2012年8月23日木曜日

イマジン

歴史から学ぶのは難しい。

日露戦争の後、日本中で講和条約が軟弱だと
政府を非難する抗議活動が起きたという。
マスコミもそれを煽った。
歴史小説家の司馬遼太郎は
「ロシアに勝ったという驕りがその後の日本を狂わせた。
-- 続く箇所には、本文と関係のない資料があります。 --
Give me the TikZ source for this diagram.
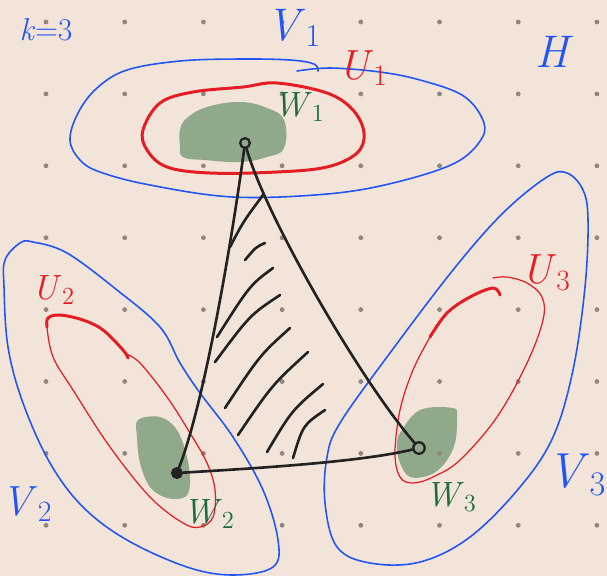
\documentclass[tikz,border=0pt]{standalone}
\usepackage{fontspec}
\usepackage{xcolor}
\usepackage{tikz}
\usetikzlibrary{positioning}

\definecolor{paper}{HTML}{F3E4D9}
\definecolor{inkblue}{HTML}{2255F5}
\definecolor{inkred}{HTML}{E61C24}
\definecolor{inkgreen}{HTML}{1B6E3A}
\definecolor{blobgreen}{HTML}{8FA98A}
\definecolor{inkblack}{HTML}{222222}
\definecolor{dotgray}{HTML}{8E8681}

\newcommand{\setlbl}[2]{\textit{#1}\textsubscript{#2}}

\begin{document}
\begin{tikzpicture}[x=0.02cm, y=-0.02cm,
  vset/.style={draw=inkblue, line width=0.9pt, line cap=round},
  uset/.style={draw=inkred, line width=1.7pt, line cap=round},
  uthin/.style={draw=inkred, line width=0.7pt, line cap=round},
  blob/.style={fill=blobgreen, draw=none},
  vtx/.style={circle, draw=inkblack, line width=1.3pt, inner sep=0pt, minimum size=5.5pt},
  edge/.style={draw=inkblack, line width=1.5pt, line cap=round},
  lbl/.style={inner sep=0pt, font=\fontsize{26}{26}\selectfont}
]
  \fill[paper] (0,0) rectangle (607,576);
  \useasboundingbox (0,0) rectangle (607,576);

  % the three W's
  \fill[blob] plot[smooth cycle, tension=0.7] coordinates {(180,130) (187,118) (207,107) (240,102) (267,108) (284,120) (284,148) (267,157) (240,162) (205,160) (183,157) (180,145)};
  \fill[blob] plot[smooth cycle, tension=0.6] coordinates {(138,420) (160,417) (177,430) (187,457) (190,483) (185,497) (167,498) (150,487) (140,463) (137,437)};
  \fill[blob] plot[smooth cycle, tension=0.6] coordinates {(400,433) (420,410) (453,408) (457,417) (455,443) (445,463) (430,475) (410,477) (400,463) (397,447)};

  \foreach \i in {0,...,7}
    \foreach \j in {0,...,7}
      \fill[dotgray] ({46+78.7*\i},{22+71.9*\j}) circle[radius=2.4];

  % the V's
  \draw[vset] plot[smooth, tension=0.6] coordinates {(318,71) (314,64) (290,60) (240,59) (180,61) (127,70) (97,88) (78,113) (70,140) (80,160) (100,172) (150,185) (233,197) (327,194) (393,183) (455,163) (482,138) (482,118) (462,95) (420,80) (380,72) (330,68) (297,71)};
  \draw[vset] plot[smooth cycle, tension=0.6] coordinates {(20,243) (33,242) (67,253) (117,290) (160,327) (180,363) (200,393) (233,437) (263,490) (278,540) (273,567) (233,575) (187,567) (127,540) (83,507) (50,463) (23,403) (8,347) (4,287) (5,260)};
  \draw[vset] plot[smooth cycle, tension=0.6] coordinates {(567,173) (583,190) (588,220) (585,287) (573,370) (553,437) (520,487) (470,537) (420,562) (370,563) (337,547) (325,503) (327,457) (340,423) (387,357) (453,270) (503,213) (547,177)};

  % the U's
  \draw[uset] plot[smooth cycle, tension=0.6] coordinates {(143,130) (160,103) (193,92) (243,87) (277,83) (327,93) (353,110) (364,133) (357,153) (327,167) (277,172) (210,173) (167,167) (147,150)};
  \draw[uset] plot[smooth, tension=0.6] coordinates {(128,358) (123,350) (103,330) (83,320) (60,315) (48,318) (47,327)};
  \draw[uthin] plot[smooth, tension=0.6] coordinates {(47,327) (53,357) (73,390) (110,447) (150,497) (183,523) (200,527) (213,517) (215,490) (207,463) (190,433) (167,397) (140,363) (126,354)};
  \draw[uset] plot[smooth, tension=0.6] coordinates {(500,295) (493,288) (470,297) (447,313) (430,337)};
  \draw[uthin] plot[smooth, tension=0.6] coordinates {(430,337) (413,370) (400,410) (395,453) (400,477) (413,483) (433,477) (460,460) (497,417) (527,363) (543,320) (542,297) (527,283) (507,277) (493,278)};

  \node[vtx] (v1) at (245,143) {};
  \node[vtx, fill=inkblack] (v2) at (177,473) {};
  \node[vtx, minimum size=6.5pt] (v3) at (419,448) {};

  \draw[edge] (v1) .. controls (232,240) and (205,400) .. (v2);
  \draw[edge] (v1) .. controls (265,215) and (360,380) .. (v3);
  \draw[edge] (v2) .. controls (260,468) and (360,462) .. (v3);

  % hatching
  \draw[edge] (230,247) .. controls (243,222) .. (263,195);
  \draw[edge] (245,260) .. controls (256,247) .. (265,243);
  \draw[edge] (217,337) .. controls (250,285) .. (273,268);
  \draw[edge] (215,362) .. controls (250,315) .. (280,295);
  \draw[edge] (225,408) .. controls (260,355) .. (290,328);
  \draw[edge] (238,435) .. controls (272,385) .. (308,352);
  \draw[edge] (267,452) .. controls (292,410) .. (323,384);
  \draw[edge] (293,458) .. controls (303,425) .. (325,410);

  % labels
  \node[lbl, text=inkblue, font=\fontsize{18}{18}\selectfont] (k) at (46,30) {\textit{k}=3};
  \node[lbl, text=inkblue] (V1) at (294,28) {\setlbl{V}{1}};
  \node[lbl, text=inkblue] (H) at (554,52) {\textit{H}};
  \node[lbl, text=inkred, font=\fontsize{24}{24}\selectfont] (U1) at (363,68) {\setlbl{U}{1}};
  \node[lbl, text=inkgreen, font=\fontsize{20}{20}\selectfont] (W1) at (299,107) {\setlbl{W}{1}};
  \node[lbl, text=inkred, font=\fontsize{20}{20}\selectfont] (U2) at (54,290) {\setlbl{U}{2}};
  \node[lbl, text=inkblue, font=\fontsize{24}{24}\selectfont] (V2) at (27,504) {\setlbl{V}{2}};
  \node[lbl, text=inkgreen, font=\fontsize{20}{20}\selectfont] (W2) at (209,514) {\setlbl{W}{2}};
  \node[lbl, text=inkred, font=\fontsize{24}{24}\selectfont] (U3) at (546,273) {\setlbl{U}{3}};
  \node[lbl, text=inkblue, font=\fontsize{28}{28}\selectfont] (V3) at (577,475) {\setlbl{V}{3}};
  \node[lbl, text=inkgreen, font=\fontsize{20}{20}\selectfont] (W3) at (451,497) {\setlbl{W}{3}};
\end{tikzpicture}
\end{document}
」
とその著書に書いている。

第2次世界大戦では、当時の軍部もほとんどが
「勝ち目が無い」と分かりながら、日米開戦に踏み切った。
国民やマスコミはそれを支持していたのだ。

中国を見ていると、国内の不満を体制にぶつけられないから、
反日をガス抜きにしているようにも思われる。
日本はどうなのだろうか。
同じように内政問題の様々な不満のはけ口を
隣国へ向けてはいないだろうか。

物事は、特に他者が絡む場合は
劇的に良い結果を期待するのは難しい。
革命後の悲惨さはフランス革命のみならず、
世界史には珍しくない。

オリンピックの閉会式でジョンのイマジンが流れた。
よく考えてみれば皮肉な話だ。
オリンピックはぼくも好きで見ている。
しかし、それは正に国同士の争いを現している。
ジョンはこう唄う。
「国なんてないと思ってごらん」と。

ナショナリズムについつい熱くなってしまう、
ぼくのような人間をジョンは嗜めているのだろうか。

南アフリカの元大統領のネルソン・マンデラ氏。
獄中に在っても、看守に対して敬意を払ったという。
彼は敵の中に潜む「憎しみの対象」が
自分の影に過ぎないことを知っていたのだろう。

「みんなが今日のために生きていると思ってごらん」
ぼくはちょっとだけ、ジョンとマンデラ氏に学ぼうと思う。